North Florida Teens Suffer from High Rates in Smokeless Tobacco Use

MAYA LEWIS
Special to ECB Publishing, Inc.

According to the Florida Department of Health (FDOH) and the Florida Youth Tobacco Survey, 5.4 percent of Florida high school students admitted using smokeless tobacco products compared to 5.6 percent in 2004.

While the rate has gone down across the state, some counties still struggle with smokeless tobacco. Madison, Suwanee and Wakulla counties have the highest rates in the state according to wtxltv.com.  Jefferson County also made the list.

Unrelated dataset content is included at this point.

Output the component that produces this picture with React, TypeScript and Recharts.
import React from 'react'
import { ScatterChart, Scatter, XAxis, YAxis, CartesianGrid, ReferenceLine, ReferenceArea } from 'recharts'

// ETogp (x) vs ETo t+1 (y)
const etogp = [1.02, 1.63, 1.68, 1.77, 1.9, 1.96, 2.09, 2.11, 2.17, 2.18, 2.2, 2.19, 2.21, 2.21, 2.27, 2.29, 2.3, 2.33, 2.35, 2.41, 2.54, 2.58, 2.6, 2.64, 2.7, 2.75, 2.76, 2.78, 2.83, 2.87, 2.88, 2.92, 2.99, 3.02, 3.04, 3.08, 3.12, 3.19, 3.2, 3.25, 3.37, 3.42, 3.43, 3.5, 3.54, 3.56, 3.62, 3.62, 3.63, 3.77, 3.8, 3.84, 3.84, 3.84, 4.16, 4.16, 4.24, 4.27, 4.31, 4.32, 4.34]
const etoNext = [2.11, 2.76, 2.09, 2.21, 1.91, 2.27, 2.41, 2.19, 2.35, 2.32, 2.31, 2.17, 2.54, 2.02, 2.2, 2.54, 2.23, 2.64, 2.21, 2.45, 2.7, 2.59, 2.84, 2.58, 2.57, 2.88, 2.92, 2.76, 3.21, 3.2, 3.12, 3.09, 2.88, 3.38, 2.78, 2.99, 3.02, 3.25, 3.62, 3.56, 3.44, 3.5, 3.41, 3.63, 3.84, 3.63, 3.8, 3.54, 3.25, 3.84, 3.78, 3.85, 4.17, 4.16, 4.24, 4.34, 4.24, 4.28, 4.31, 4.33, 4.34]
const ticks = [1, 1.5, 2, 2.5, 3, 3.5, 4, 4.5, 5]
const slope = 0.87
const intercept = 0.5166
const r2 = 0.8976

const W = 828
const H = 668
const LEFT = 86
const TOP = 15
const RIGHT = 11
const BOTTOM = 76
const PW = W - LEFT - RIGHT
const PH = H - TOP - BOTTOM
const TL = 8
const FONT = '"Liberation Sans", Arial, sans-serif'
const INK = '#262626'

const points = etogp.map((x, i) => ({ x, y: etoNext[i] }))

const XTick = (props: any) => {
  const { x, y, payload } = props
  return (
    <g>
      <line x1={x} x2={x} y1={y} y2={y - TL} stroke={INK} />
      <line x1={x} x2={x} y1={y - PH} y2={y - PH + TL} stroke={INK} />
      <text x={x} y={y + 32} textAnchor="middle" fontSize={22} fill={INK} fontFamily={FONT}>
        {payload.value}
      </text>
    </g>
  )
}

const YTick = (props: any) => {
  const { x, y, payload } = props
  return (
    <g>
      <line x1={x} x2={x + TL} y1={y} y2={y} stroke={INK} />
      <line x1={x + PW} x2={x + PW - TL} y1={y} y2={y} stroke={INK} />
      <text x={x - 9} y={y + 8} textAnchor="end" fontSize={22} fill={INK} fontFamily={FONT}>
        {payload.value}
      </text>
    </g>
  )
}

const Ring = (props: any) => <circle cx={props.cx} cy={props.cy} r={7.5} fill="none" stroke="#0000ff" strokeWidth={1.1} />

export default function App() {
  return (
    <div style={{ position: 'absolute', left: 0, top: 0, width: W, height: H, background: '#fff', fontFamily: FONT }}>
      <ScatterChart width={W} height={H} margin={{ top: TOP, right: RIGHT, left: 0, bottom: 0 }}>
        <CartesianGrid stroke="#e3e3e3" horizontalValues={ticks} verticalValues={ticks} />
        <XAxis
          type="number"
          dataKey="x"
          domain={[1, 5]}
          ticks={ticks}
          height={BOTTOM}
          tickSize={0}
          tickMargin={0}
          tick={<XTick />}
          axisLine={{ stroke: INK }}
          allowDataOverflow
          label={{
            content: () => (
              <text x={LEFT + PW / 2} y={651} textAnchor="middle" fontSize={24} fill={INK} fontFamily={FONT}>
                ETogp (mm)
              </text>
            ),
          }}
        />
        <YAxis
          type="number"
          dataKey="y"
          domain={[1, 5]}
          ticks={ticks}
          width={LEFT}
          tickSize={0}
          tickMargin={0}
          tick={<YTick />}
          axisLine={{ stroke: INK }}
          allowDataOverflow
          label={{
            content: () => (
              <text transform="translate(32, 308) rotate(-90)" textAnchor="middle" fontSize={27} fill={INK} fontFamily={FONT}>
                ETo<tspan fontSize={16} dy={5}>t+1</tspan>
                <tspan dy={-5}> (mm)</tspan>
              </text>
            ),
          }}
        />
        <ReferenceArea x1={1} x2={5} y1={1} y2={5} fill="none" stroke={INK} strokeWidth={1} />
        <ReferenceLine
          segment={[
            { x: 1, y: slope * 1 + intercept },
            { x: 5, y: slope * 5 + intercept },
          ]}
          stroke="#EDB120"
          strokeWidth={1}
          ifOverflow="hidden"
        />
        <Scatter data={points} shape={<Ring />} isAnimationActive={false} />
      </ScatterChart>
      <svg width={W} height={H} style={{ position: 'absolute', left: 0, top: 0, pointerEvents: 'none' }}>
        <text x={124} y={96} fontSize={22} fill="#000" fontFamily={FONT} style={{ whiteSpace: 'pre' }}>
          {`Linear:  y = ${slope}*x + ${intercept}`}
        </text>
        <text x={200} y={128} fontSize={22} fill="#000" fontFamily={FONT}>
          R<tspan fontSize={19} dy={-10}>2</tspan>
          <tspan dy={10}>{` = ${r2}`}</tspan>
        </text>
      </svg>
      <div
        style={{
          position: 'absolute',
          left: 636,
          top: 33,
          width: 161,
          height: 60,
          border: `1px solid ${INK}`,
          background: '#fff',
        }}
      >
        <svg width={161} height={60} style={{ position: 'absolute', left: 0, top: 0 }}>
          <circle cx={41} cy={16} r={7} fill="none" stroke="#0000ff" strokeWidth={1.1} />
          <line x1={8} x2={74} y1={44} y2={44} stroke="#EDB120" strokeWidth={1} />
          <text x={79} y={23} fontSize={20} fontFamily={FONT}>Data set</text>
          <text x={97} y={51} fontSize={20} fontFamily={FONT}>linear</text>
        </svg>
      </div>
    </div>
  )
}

Tobacco Free Florida Bureau Chief, Shannon Hughes provided some insight as to why the state is suffering. “Smokeless tobacco use has long been linked with rural life and in fact, there is a significant difference in prevalence rates by geography,” said Hughes.

Hughes suggested that many people are unaware or underestimate the consequences of using these products.

TobaccoFreeFlorida.com reports that nine out of 10 smokers, started when they were teenagers. They also reported that tobacco companies spend more than $700 million in marketing and advertising, in order to replace the 1,200 people killed daily from tobacco use.

Programs like Students Working Against Tobacco (SWAT) strive to educate and motivate young people against the glamorized tobacco industry.

Aron Shepard is the head football coach at Jefferson County Middle/High School. Shepard also serves as the SWAT coordinator and felt that the program overall is great for the students.

“We need things like that [SWAT]. When I got here, there wasn’t anything about tobacco or drug use and I grew up with DARE and drug intervention programs.”

FDOH reports that 28 carcinogens are found in smokeless tobacco. A carcinogen is any substance that has the potential to cause and/or promote cancer in living tissues. Smokeless tobacco users have an 80 percent higher risk of oral cancer and a 60 percent higher risk of esophageal and pancreatic cancer compared to their non-smoking counterparts. It can also lead to many oral problems such as tooth decay, tooth loss or even gum disease. The use of smokeless tobacco products can also cause stroke or heart attacks.

Dr. Terrell Davis, Assistant Principal of Jefferson County Middle/High School offered a solution to combat the use of smokeless tobacco products in teenagers.

“The best idea would be we have to get more into a self fitness. If we put ourselves in a situation where we start treating our bodies like utopias then we’ll be in a better place.”